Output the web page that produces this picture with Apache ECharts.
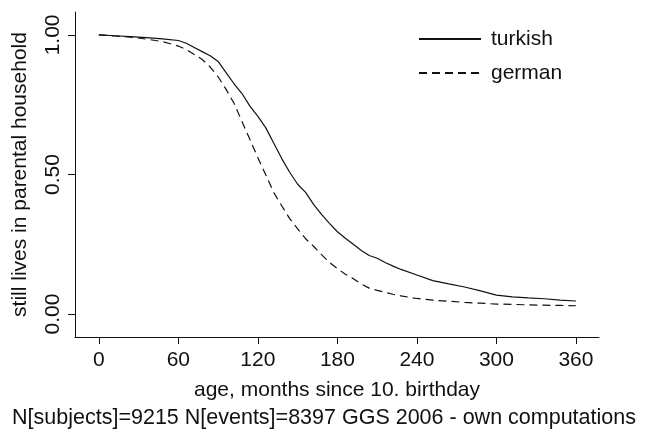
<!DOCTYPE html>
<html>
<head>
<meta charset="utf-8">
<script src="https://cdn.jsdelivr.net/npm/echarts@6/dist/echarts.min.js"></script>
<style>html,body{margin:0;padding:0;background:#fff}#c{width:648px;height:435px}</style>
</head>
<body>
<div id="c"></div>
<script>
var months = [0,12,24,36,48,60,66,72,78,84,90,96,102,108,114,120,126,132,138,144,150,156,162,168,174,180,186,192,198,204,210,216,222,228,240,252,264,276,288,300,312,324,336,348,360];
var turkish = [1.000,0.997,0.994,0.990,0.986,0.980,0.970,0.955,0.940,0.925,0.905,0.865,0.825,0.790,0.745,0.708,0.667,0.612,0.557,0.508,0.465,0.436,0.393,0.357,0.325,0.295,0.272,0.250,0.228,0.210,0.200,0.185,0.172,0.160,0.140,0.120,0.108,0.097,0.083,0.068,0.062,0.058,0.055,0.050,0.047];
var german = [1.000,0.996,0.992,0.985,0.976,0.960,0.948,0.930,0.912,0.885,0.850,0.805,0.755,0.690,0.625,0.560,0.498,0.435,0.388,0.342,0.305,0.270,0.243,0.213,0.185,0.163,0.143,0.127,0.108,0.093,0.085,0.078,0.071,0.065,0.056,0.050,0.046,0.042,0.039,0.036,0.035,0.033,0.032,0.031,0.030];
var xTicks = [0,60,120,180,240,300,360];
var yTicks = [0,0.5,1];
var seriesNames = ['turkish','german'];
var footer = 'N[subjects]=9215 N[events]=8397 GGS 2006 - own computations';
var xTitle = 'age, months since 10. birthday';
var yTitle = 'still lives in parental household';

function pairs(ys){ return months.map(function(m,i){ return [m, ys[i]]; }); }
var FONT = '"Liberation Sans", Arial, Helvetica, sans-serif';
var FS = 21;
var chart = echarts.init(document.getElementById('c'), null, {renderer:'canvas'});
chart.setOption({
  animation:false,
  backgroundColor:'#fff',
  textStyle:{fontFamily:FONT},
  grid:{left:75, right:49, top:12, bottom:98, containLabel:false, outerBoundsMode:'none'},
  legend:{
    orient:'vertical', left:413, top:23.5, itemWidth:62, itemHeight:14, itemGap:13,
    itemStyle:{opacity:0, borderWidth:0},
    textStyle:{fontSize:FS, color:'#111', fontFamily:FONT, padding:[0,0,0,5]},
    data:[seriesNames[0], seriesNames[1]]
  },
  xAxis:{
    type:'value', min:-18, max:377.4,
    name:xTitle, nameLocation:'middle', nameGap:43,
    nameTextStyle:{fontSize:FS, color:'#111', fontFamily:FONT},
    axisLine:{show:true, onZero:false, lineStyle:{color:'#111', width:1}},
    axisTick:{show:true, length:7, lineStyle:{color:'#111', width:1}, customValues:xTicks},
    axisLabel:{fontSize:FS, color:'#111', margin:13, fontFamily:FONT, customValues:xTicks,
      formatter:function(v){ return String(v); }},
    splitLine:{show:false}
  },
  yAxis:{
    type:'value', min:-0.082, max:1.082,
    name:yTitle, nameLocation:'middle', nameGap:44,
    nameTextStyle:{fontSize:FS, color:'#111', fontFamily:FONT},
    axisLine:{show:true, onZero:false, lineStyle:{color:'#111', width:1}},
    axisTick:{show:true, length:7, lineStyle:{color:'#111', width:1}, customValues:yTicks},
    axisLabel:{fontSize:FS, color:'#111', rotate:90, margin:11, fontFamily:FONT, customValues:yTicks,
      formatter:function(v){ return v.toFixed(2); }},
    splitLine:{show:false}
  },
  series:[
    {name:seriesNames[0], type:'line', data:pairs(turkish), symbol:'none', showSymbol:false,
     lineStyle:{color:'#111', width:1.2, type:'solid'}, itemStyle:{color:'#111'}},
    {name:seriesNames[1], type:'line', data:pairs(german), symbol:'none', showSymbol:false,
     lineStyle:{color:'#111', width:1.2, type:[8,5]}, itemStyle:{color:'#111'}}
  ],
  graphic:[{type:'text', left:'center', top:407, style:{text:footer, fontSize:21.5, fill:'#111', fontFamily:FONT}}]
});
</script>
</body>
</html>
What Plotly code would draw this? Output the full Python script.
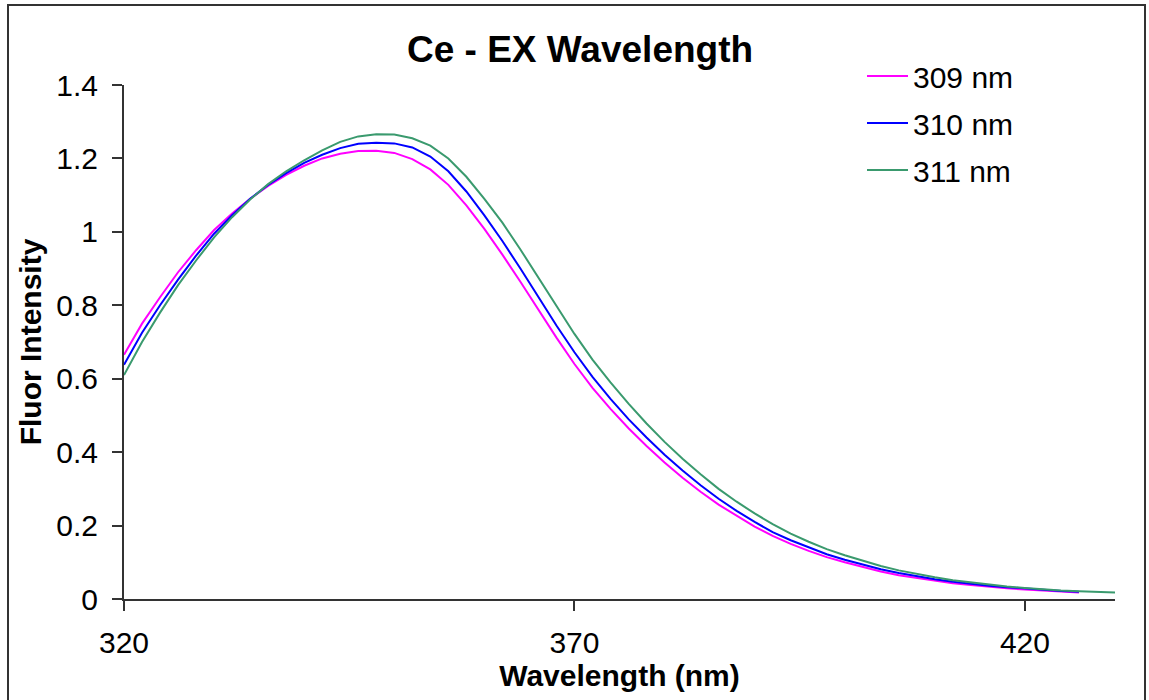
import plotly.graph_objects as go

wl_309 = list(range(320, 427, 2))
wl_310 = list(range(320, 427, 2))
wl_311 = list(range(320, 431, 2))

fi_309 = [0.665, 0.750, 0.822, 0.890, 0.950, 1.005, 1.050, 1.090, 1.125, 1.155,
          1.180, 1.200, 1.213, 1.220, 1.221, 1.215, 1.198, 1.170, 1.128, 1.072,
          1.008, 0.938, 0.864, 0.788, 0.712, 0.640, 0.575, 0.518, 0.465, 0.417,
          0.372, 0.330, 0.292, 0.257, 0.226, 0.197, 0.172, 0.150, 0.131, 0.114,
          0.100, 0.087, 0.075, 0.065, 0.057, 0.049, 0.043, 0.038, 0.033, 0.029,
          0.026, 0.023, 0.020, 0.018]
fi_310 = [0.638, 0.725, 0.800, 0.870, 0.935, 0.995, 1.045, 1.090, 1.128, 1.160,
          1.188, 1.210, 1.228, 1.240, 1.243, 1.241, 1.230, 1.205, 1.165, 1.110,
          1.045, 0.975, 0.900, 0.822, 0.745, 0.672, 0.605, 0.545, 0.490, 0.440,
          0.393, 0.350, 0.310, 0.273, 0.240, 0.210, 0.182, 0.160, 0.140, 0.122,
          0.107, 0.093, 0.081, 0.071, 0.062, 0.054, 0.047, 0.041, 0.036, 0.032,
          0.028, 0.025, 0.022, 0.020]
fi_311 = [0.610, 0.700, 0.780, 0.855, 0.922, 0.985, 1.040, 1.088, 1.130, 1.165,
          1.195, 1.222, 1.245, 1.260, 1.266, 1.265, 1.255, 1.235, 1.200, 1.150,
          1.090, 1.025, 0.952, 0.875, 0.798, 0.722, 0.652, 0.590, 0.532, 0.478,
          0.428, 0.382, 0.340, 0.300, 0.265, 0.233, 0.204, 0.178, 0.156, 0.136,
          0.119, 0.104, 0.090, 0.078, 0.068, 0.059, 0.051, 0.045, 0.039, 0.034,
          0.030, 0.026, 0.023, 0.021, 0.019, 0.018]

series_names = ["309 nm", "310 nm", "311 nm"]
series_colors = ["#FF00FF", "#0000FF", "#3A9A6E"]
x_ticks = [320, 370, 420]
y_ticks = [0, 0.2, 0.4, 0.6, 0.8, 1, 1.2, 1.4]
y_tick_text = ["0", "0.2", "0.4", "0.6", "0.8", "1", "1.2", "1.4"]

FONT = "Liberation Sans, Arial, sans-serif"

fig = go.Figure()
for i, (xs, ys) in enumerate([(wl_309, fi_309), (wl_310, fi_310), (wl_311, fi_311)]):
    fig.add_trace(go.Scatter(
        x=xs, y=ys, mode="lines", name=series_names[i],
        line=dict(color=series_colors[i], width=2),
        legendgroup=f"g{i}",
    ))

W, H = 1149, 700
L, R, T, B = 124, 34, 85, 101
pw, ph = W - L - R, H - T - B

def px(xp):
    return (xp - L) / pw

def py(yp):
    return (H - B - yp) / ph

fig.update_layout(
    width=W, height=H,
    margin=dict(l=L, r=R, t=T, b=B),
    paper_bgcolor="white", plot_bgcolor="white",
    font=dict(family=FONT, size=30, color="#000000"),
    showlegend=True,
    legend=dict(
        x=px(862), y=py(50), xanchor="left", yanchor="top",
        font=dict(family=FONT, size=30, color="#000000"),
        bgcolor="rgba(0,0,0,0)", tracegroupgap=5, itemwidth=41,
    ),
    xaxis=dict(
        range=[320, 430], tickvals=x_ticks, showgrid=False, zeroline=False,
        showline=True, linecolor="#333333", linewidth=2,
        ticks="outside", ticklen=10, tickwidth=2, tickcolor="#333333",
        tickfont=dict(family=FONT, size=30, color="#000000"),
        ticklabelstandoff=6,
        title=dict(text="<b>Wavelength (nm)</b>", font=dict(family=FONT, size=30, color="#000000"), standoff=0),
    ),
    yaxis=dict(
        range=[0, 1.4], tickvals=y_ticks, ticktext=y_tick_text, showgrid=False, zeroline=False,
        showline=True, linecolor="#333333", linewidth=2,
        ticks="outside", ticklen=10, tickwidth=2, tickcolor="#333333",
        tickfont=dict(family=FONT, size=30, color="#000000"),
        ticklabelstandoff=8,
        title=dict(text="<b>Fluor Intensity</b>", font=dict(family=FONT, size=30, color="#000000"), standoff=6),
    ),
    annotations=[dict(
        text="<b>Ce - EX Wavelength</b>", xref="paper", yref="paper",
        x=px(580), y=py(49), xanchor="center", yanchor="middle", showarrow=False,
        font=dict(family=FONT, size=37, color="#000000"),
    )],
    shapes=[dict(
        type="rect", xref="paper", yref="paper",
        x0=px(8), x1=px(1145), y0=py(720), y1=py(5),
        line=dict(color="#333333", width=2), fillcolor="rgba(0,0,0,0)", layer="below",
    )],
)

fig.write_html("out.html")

========================================

> [WHAT THE TASK ASKS] Please extract exactly the lines of the data, from the first through the line containing "var yTitle = 'still", and add no pictures to the copy.

> [WRITTEN RESPONSE]
Output the web page that produces this picture with Apache ECharts.
<!DOCTYPE html>
<html>
<head>
<meta charset="utf-8">
<script src="https://cdn.jsdelivr.net/npm/echarts@6/dist/echarts.min.js"></script>
<style>html,body{margin:0;padding:0;background:#fff}#c{width:648px;height:435px}</style>
</head>
<body>
<div id="c"></div>
<script>
var months = [0,12,24,36,48,60,66,72,78,84,90,96,102,108,114,120,126,132,138,144,150,156,162,168,174,180,186,192,198,204,210,216,222,228,240,252,264,276,288,300,312,324,336,348,360];
var turkish = [1.000,0.997,0.994,0.990,0.986,0.980,0.970,0.955,0.940,0.925,0.905,0.865,0.825,0.790,0.745,0.708,0.667,0.612,0.557,0.508,0.465,0.436,0.393,0.357,0.325,0.295,0.272,0.250,0.228,0.210,0.200,0.185,0.172,0.160,0.140,0.120,0.108,0.097,0.083,0.068,0.062,0.058,0.055,0.050,0.047];
var german = [1.000,0.996,0.992,0.985,0.976,0.960,0.948,0.930,0.912,0.885,0.850,0.805,0.755,0.690,0.625,0.560,0.498,0.435,0.388,0.342,0.305,0.270,0.243,0.213,0.185,0.163,0.143,0.127,0.108,0.093,0.085,0.078,0.071,0.065,0.056,0.050,0.046,0.042,0.039,0.036,0.035,0.033,0.032,0.031,0.030];
var xTicks = [0,60,120,180,240,300,360];
var yTicks = [0,0.5,1];
var seriesNames = ['turkish','german'];
var footer = 'N[subjects]=9215 N[events]=8397 GGS 2006 - own computations';
var xTitle = 'age, months since 10. birthday';
var yTitle = 'still lives in parental household';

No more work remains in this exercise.